Abstract
In this work, we tackle two linked investigations targeted at developing sustainable chemical processes. These processes are (i) the synthesis of biodiesel from palm oil utilizing inorganic perovskite-based catalysts and (ii) the esterification of levulinic acid with isopropanol to a fuel additive while studying the thermodynamics of the surface-driven heterogeneous catalytic reaction. Both research points focus on the global demand for renewable energy sources and effective catalytic systems to power eco-friendly chemical operations.

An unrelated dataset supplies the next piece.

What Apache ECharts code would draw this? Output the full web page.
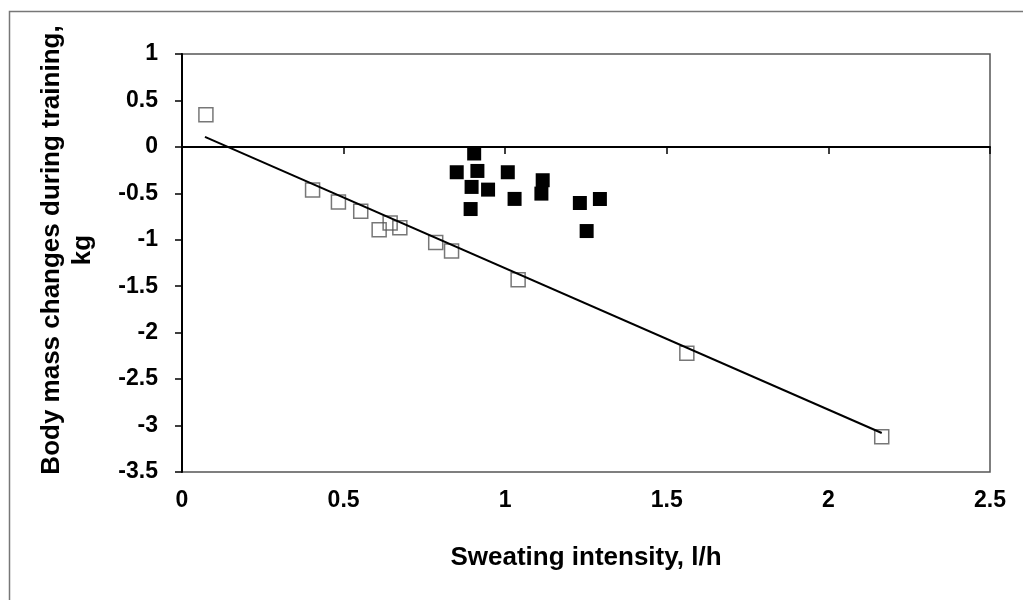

For the first investigation, the esterification of levulinic acid with isopropanol was utilized as a model process to produce esters with potential uses as green fuel additives. The Eyring equation was used for calculating the thermodynamic parameters such as Gibbs energy of activation, Δ𝐺‡, enthalpy and entropy of the reaction, Δ𝐻‡ and Δ𝑆‡, respectively, for better thermodynamic comprehension of the reaction process. The supported perovskite catalysts were efficient in the conversion of LA, with the reaction preferring an ester product. However, difficulties such as the lengthy synthesis methods for the catalysts and the necessity for precise reaction tuning were observed. The non-linearity of temperature variation studies led to a postulation that the conversion of LA to an ester over the perovskite catalytic systems can be analyzed using the super- and sub-Arrhenius kinetics depending on the nature of the catalyst used.
The second project investigated the production of biodiesel from palm oil in a transesterification process with methanol, ethanol, and isopropanol as alcohols. Lanthanum and cerium-based perovskites were synthesized and characterized in a systematic manner using techniques such as scanning and transmission electron microscopy (SEM and TEM) and the powder X-ray diffraction (PXRD). The catalytic performance of these perovskites was tested at various temperatures, exhibiting differing percentages of biodiesel production between 323.15 K and 348.15 K that were attributable to both the kinetics phenomena and surface structure of the catalysts used. The best yields were found at intermediate temperatures which is indicative of an ideal balance of the reaction kinetics and catalyst stability.
The outcomes of this work shine light on the relevance of catalyst designing and processing optimization in accomplishing sustainable chemical transformations. The findings are an addition to the increasing body of knowledge on renewable energy and green chemistry, having implications for both academic research and industry applications.